35 The angel answered, “The Holy Spirit will come on you, and the power of the Most High will overshadow you. So the holy one to be born will be called the Son of God. 36 Even Elizabeth your relative is going to have a child in her old age, and she who was said to be unable to conceive is in her sixth month. 37 For no word from God will ever fail.”
38 “I am the Lord’s servant,” Mary answered. “May your word to me be fulfilled.” Then the angel left her.
And then I’ll make some kind of joke like, “Yeah, it was just that simple,” or something that sounds less blasphemous.
I realize that it would be impossible to capture the emotions and details of every noteworthy biblical event. But as a woman, the lack of detail here has always been a little humorous to me. It’s a good thing that God inspired men to write the Scriptures, though. Even though I believe that every word is inspired by the Holy Spirit, it would have been harder for a woman not to ramble.

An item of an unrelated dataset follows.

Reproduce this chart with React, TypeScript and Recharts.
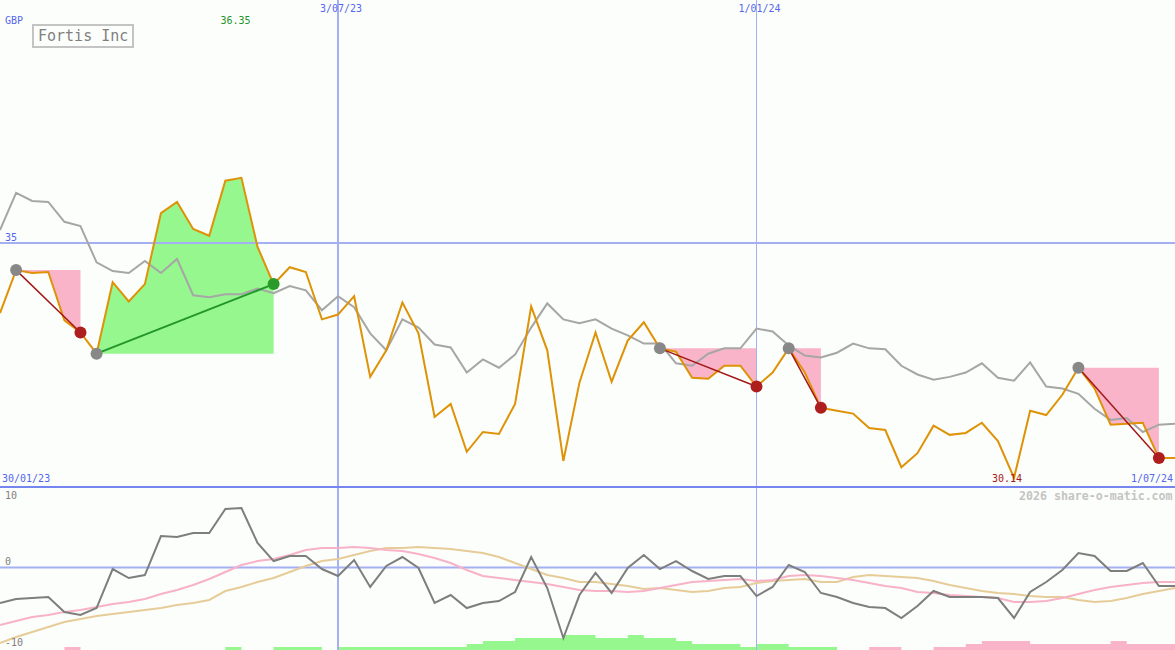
import React from 'react';
import { ComposedChart, Line, Area, XAxis, YAxis, ReferenceLine } from 'recharts';

// weekly closes, 30/01/23 .. 1/07/24 (GBP)
const price = [
  33.55, 34.44, 34.38, 34.4, 33.4, 33.15, 32.71, 34.19, 33.79, 34.15,
  35.62, 35.85, 35.29, 35.15, 36.29, 36.35, 34.92, 34.15, 34.5, 34.4,
  33.42, 33.52, 33.9, 32.23, 32.78, 33.77, 33.13, 31.4, 31.67, 30.68,
  31.09, 31.05, 31.67, 33.69, 32.78, 30.49, 32.11, 33.15, 32.13, 32.98,
  33.36, 32.82, 32.75, 32.21, 32.19, 32.46, 32.46, 32.03, 32.32, 32.82,
  32.32, 31.59, 31.53, 31.47, 31.17, 31.13, 30.36, 30.65, 31.22, 31.03,
  31.07, 31.28, 30.9, 30.14, 31.53, 31.44, 31.86, 32.42, 31.99, 31.24,
  31.26, 31.28, 30.55, 30.55,
];

// grey comparison line
const sector = [
  35.27, 36.04, 35.87, 35.85, 35.44, 35.35, 34.6, 34.42, 34.38, 34.63,
  34.38, 34.67, 33.92, 33.88, 33.94, 33.94, 34.06, 33.96, 34.11, 34.02,
  33.61, 33.9, 33.67, 33.13, 32.78, 33.42, 33.25, 32.9, 32.84, 32.32,
  32.59, 32.42, 32.69, 33.25, 33.75, 33.42, 33.34, 33.42, 33.23, 33.09,
  32.92, 32.92, 32.51, 32.46, 32.71, 32.82, 32.82, 33.23, 33.17, 32.88,
  32.67, 32.63, 32.73, 32.92, 32.82, 32.8, 32.46, 32.28, 32.17, 32.23,
  32.32, 32.51, 32.21, 32.15, 32.53, 32.03, 31.99, 31.88, 31.57, 31.34,
  31.38, 31.09, 31.24, 31.26,
];

// lower panel
const momentum = [
  -5.38, -4.77, -4.62, -4.47, -6.74, -7.2, -6.14, -0.23, -1.59, -1.14,
  4.77, 4.62, 5.23, 5.23, 8.86, 9.02, 3.71, 0.98, 1.74, 1.74,
  -0.23, -1.29, 1.14, -2.95, 0.23, 1.59, -0.08, -5.38, -4.17, -6.14,
  -5.38, -5.08, -3.71, 1.59, -3.11, -10.68, -4.17, -0.83, -3.86, -0.08,
  1.89, -0.23, 0.98, -0.53, -1.74, -1.29, -1.29, -4.32, -2.95, 0.38,
  -0.68, -3.86, -4.47, -5.38, -5.98, -6.14, -7.65, -5.83, -3.56, -4.47,
  -4.47, -4.47, -4.62, -7.65, -3.71, -2.2, -0.38, 2.2, 1.74, -0.53,
  -0.53, 0.68, -2.8, -2.8,
];

const fastAvg = [
  -8.71, -8.11, -7.5, -7.2, -6.74, -6.44, -5.98, -5.53, -5.23, -4.77,
  -4.02, -3.41, -2.65, -1.74, -0.68, 0.38, 0.98, 1.29, 1.89, 2.65,
  2.95, 2.95, 3.11, 2.95, 2.65, 2.5, 2.05, 1.44, 0.68, -0.38,
  -1.29, -1.59, -1.89, -2.2, -2.5, -2.95, -3.41, -3.56, -3.56, -3.71,
  -3.56, -3.11, -2.65, -2.2, -2.05, -1.89, -1.74, -2.05, -1.89, -1.29,
  -1.14, -1.29, -1.59, -1.89, -2.35, -2.8, -3.11, -3.71, -3.86, -4.17,
  -4.32, -4.47, -4.62, -5.23, -5.23, -5.08, -4.62, -4.02, -3.41, -2.95,
  -2.65, -2.35, -2.2, -2.2,
];

const slowAvg = [
  -11.44, -10.53, -9.77, -9.02, -8.26, -7.8, -7.35, -7.05, -6.74, -6.44,
  -6.14, -5.68, -5.38, -4.92, -3.56, -2.95, -2.2, -1.59, -0.68, 0.23,
  0.98, 1.29, 1.89, 2.5, 2.95, 2.95, 3.11, 2.95, 2.8, 2.5,
  2.2, 1.59, 0.68, -0.23, -1.14, -1.59, -2.2, -2.2, -2.5, -2.8,
  -3.26, -3.11, -3.41, -3.71, -3.56, -3.11, -2.95, -2.35, -2.05, -1.89,
  -1.74, -2.2, -2.2, -1.44, -1.14, -1.29, -1.44, -1.59, -2.05, -2.65,
  -3.11, -3.56, -3.86, -4.02, -4.32, -4.47, -4.47, -4.92, -5.23, -5.08,
  -4.62, -4.02, -3.56, -3.11,
];

// histogram steps (+ green, - pink)
const hist = [
  0, 0, 0, 0, -1, 0, 0, 0, 0, 0,
  0, 0, 0, 0, 1, 0, 0, 1, 1, 1,
  0, 1, 1, 1, 1, 1, 1, 1, 1, 2,
  3, 3, 4, 4, 4, 5, 5, 4, 4, 5,
  4, 4, 3, 2, 2, 2, 1, 2, 2, 1,
  1, 1, 0, 0, -1, -1, 0, 0, -1, -1,
  -2, -3, -3, -3, -2, -2, -2, -2, -2, -3,
  -2, -2, -2, 0,
];

// signals: week index of entry and exit
const trades = [
  { from: 1, to: 5 },
  { from: 6, to: 17 },
  { from: 41, to: 47 },
  { from: 49, to: 51 },
  { from: 67, to: 72 },
];

const dateLines = [
  { at: 21, label: '3/07/23', w: 2 },
  { at: 47, label: '1/01/24', w: 1 },
];

const W = 1175;
const TOP_H = 488;
const BOT_H = 162;
const LAST = price.length - 1;
const STEP = W / LAST;

const GRID = '#a4b0f2';
const BLUE = '#5566ee';

const rows = price.map((p, i) => {
  const row: Record<string, number | null> = {
    i,
    price: p,
    sector: sector[i],
    mom: momentum[i],
    fast: fastAvg[i],
    slow: slowAvg[i],
    up: hist[i] > 0 ? hist[i] : 0,
    down: hist[i] < 0 ? -hist[i] : 0,
  };
  trades.forEach((t, k) => {
    row['a' + k] = i >= t.from && i <= t.to ? p : null;
    row['t' + k] = i === t.from || i === t.to ? p : null;
  });
  return row;
});

const hiIdx = price.indexOf(Math.max(...price));
const loIdx = price.indexOf(Math.min(...price));

const tradeDot = (t: { from: number; to: number }, k: number) => (props: any) => {
  const { cx, cy, index } = props;
  const key = 'd' + k + '-' + index;
  if (cy == null || cx == null || (index !== t.from && index !== t.to)) return <g key={key} />;
  const win = price[t.to] > price[t.from];
  const fill = index === t.from ? '#888888' : win ? '#2a9a2a' : '#ae1e1e';
  return <circle key={key} cx={cx} cy={cy} r={6} fill={fill} stroke="none" />;
};

const Txt = ({ x, y, color, size = 10, bold = false, children }: any) => (
  <div
    style={{
      position: 'absolute',
      left: x,
      top: y,
      color,
      fontSize: size,
      lineHeight: '12px',
      fontWeight: bold ? 'bold' : 'normal',
      whiteSpace: 'nowrap',
    }}
  >
    {children}
  </div>
);

export default function App() {
  return (
    <div
      style={{
        position: 'absolute',
        left: 0,
        top: 0,
        width: W,
        height: 650,
        background: '#fcfefb',
        overflow: 'hidden',
        fontFamily: '"DejaVu Sans Mono", monospace',
      }}
    >
      <div style={{ position: 'absolute', left: 0, top: 0 }}>
        <ComposedChart width={W} height={TOP_H} data={rows} margin={{ top: 0, right: 0, bottom: 0, left: 0 }}>
          <XAxis type="number" dataKey="i" domain={[0, LAST]} allowDataOverflow hide />
          <YAxis type="number" domain={[29.93, 40.03]} allowDataOverflow hide />
          <ReferenceLine y={35} stroke={GRID} strokeWidth={2} />
          {dateLines.map((d) => (
            <ReferenceLine key={d.label} x={d.at} stroke={GRID} strokeWidth={d.w} />
          ))}
          {trades.map((t, k) => (
            <Area
              key={'a' + k}
              dataKey={'a' + k}
              type="linear"
              baseValue={price[t.from]}
              stroke="none"
              fill={price[t.to] > price[t.from] ? '#96f78e' : '#f9b4ca'}
              fillOpacity={1}
              isAnimationActive={false}
              dot={false}
              activeDot={false}
            />
          ))}
          <Line dataKey="sector" type="linear" stroke="#a6a6a6" strokeWidth={2} dot={false} activeDot={false} isAnimationActive={false} />
          <Line dataKey="price" type="linear" stroke="#de9206" strokeWidth={2} dot={false} activeDot={false} isAnimationActive={false} />
          {trades.map((t, k) => (
            <Line
              key={'t' + k}
              dataKey={'t' + k}
              type="linear"
              connectNulls
              stroke={price[t.to] > price[t.from] ? '#22962a' : '#a41818'}
              strokeWidth={price[t.to] > price[t.from] ? 2 : 1.5}
              dot={tradeDot(t, k)}
              activeDot={false}
              isAnimationActive={false}
            />
          ))}
        </ComposedChart>
      </div>

      <div style={{ position: 'absolute', left: 0, top: TOP_H - 2, width: W, height: 2, background: '#7686ee' }} />

      <div style={{ position: 'absolute', left: 0, top: TOP_H }}>
        <ComposedChart width={W} height={BOT_H} data={rows} margin={{ top: 0, right: 0, bottom: 0, left: 0 }}>
          <XAxis type="number" dataKey="i" domain={[0, LAST]} allowDataOverflow hide />
          <YAxis yAxisId="osc" type="number" domain={[-12.5, 12.05]} allowDataOverflow hide />
          <YAxis yAxisId="hist" type="number" domain={[0, 54]} allowDataOverflow hide />
          <Area yAxisId="hist" dataKey="up" type="stepAfter" stroke="none" fill="#96f78e" fillOpacity={1} dot={false} activeDot={false} isAnimationActive={false} />
          <Area yAxisId="hist" dataKey="down" type="stepAfter" stroke="none" fill="#f9b4ca" fillOpacity={1} dot={false} activeDot={false} isAnimationActive={false} />
          <ReferenceLine yAxisId="osc" y={0} stroke={GRID} strokeWidth={2} />
          {dateLines.map((d) => (
            <ReferenceLine key={d.label} yAxisId="osc" x={d.at} stroke={GRID} strokeWidth={d.w} />
          ))}
          <Line yAxisId="osc" dataKey="slow" type="linear" stroke="#e6cc98" strokeWidth={2} dot={false} activeDot={false} isAnimationActive={false} />
          <Line yAxisId="osc" dataKey="fast" type="linear" stroke="#f8b2c8" strokeWidth={2} dot={false} activeDot={false} isAnimationActive={false} />
          <Line yAxisId="osc" dataKey="mom" type="linear" stroke="#7e7e7e" strokeWidth={2} dot={false} activeDot={false} isAnimationActive={false} />
        </ComposedChart>
      </div>

      <Txt x={5} y={15} color={BLUE}>GBP</Txt>
      <div
        style={{
          position: 'absolute',
          left: 32,
          top: 24,
          width: 94,
          height: 20,
          border: '2px solid #c4c4c4',
          color: '#808080',
          fontSize: 15,
          lineHeight: '20px',
          paddingLeft: 4,
          boxSizing: 'content-box',
          whiteSpace: 'nowrap',
        }}
      >
        Fortis Inc
      </div>
      <Txt x={hiIdx * STEP - 21} y={15} color="#22962a">{price[hiIdx].toFixed(2)}</Txt>
      <Txt x={loIdx * STEP - 22} y={473} color="#a41818">{price[loIdx].toFixed(2)}</Txt>
      {dateLines.map((d) => (
        <Txt key={d.label} x={d.at * STEP - 18} y={3} color={BLUE}>{d.label}</Txt>
      ))}
      <Txt x={5} y={232} color={BLUE}>35</Txt>
      <Txt x={2} y={473} color={BLUE}>30/01/23</Txt>
      <Txt x={1131} y={473} color={BLUE}>1/07/24</Txt>
      <Txt x={1019} y={490} color="#c4c4c4" size={11.6} bold>2026 share-o-matic.com</Txt>
      <Txt x={5} y={490} color="#808080">10</Txt>
      <Txt x={5} y={556} color="#808080">0</Txt>
      <Txt x={5} y={637} color="#808080">-10</Txt>
    </div>
  );
}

Especially in a story like this.
In Scripture, every time an angel approaches a person (or every time that is coming to my mind right now), he tells him/her not to be afraid. Now, that’s mostly cause angels don’t look like this…

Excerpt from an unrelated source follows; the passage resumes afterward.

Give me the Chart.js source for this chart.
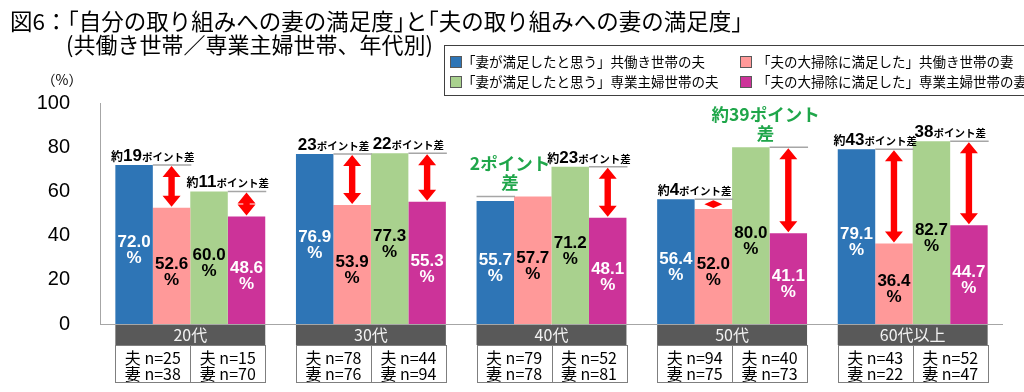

(cue stuffed angel/cupid that I borrowed from my girls)
But it’s also because of the message the angel is sent to deliver. And in Mary’s case, I think inevitable fear (because the angel wouldn’t tell her not to be afraid unless she was afraid) is due to the message.
28 The angel went to her and said, “Greetings, you who are highly favored! The Lord is with you.”

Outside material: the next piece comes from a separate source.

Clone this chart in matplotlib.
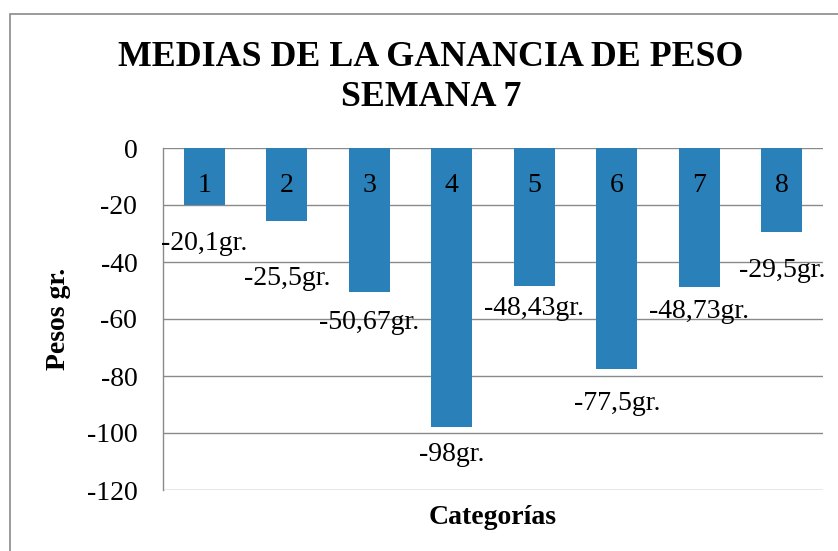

29 Mary was greatly troubled at his words and wondered what kind of greeting this might be.
I think Mary knew that being favored by God means trouble! And (after the initial shock wore off) I think she was OK with that.
In 2012, very few people are unfamiliar with the concept of the virgin birth. As Christians, it is a building block of our faith and Jesus could not have been God without it. Jesus was conceived by the Holy Spirit, and He was placed in the womb of a virgin.
But Mary had not heard the stories most of us have grown up with…and neither had any of her friends.
For Mary, proclaiming the gift (to the whole world) that was growing in her womb was akin to claiming an abduction by aliens. God set her up to be crazy! And she couldn’t hide her faith. She was pregnant with it.
In November of 2010, my husband left me. We had had many, many troubles in the beginning of our marriage, but we’d survived them. We’d spent the previous two years proclaiming the miracle God had worked in our lives. Somewhere around a thousand people checked in on us daily to read about our restored marriage. And then, we (both) allowed Satan to get a foot hold, and my husband left me holding a pile of worthless effort and shiny, nonsensical works.
When he left, I immediately knew that everything was going to be OK. More than OK, I knew he would be coming back home. Though I went through my own times of doubt, later on, my immediate fear was not over my situation, but over how others were going to perceive it. I couldn’t even voice this until, while on the phone with Jen, she ironically asked in a hushed and tearful whisper, “What on earth are you going to tell your readers?”
And I had no idea.
God continually, if not daily, told me not to be afraid. He knew I was. He knew that walking through a friend’s baby shower as an abandoned woman, smug marrieds only, my faux diamond catching every possible opportunity to glimmer, made me feel like a six year old girl playing house. He knew how ridiculous I felt in my faith. But He wouldn’t let me hide it.
I wonder if that’s just a small taste of what Mary felt as she walked through town…alone, but less alone than she’d ever been before.
When Jesus impregnates us with faith, He rarely allows us to hide it. He sets us up to look crazy. Maybe that’s when we prove what we really believe. Insanity is staring down the opposed path and finding it welcoming. True courage allows for, even demands, a little fear, but then it also demands that we walk all over it.
I think I’ll say something like that.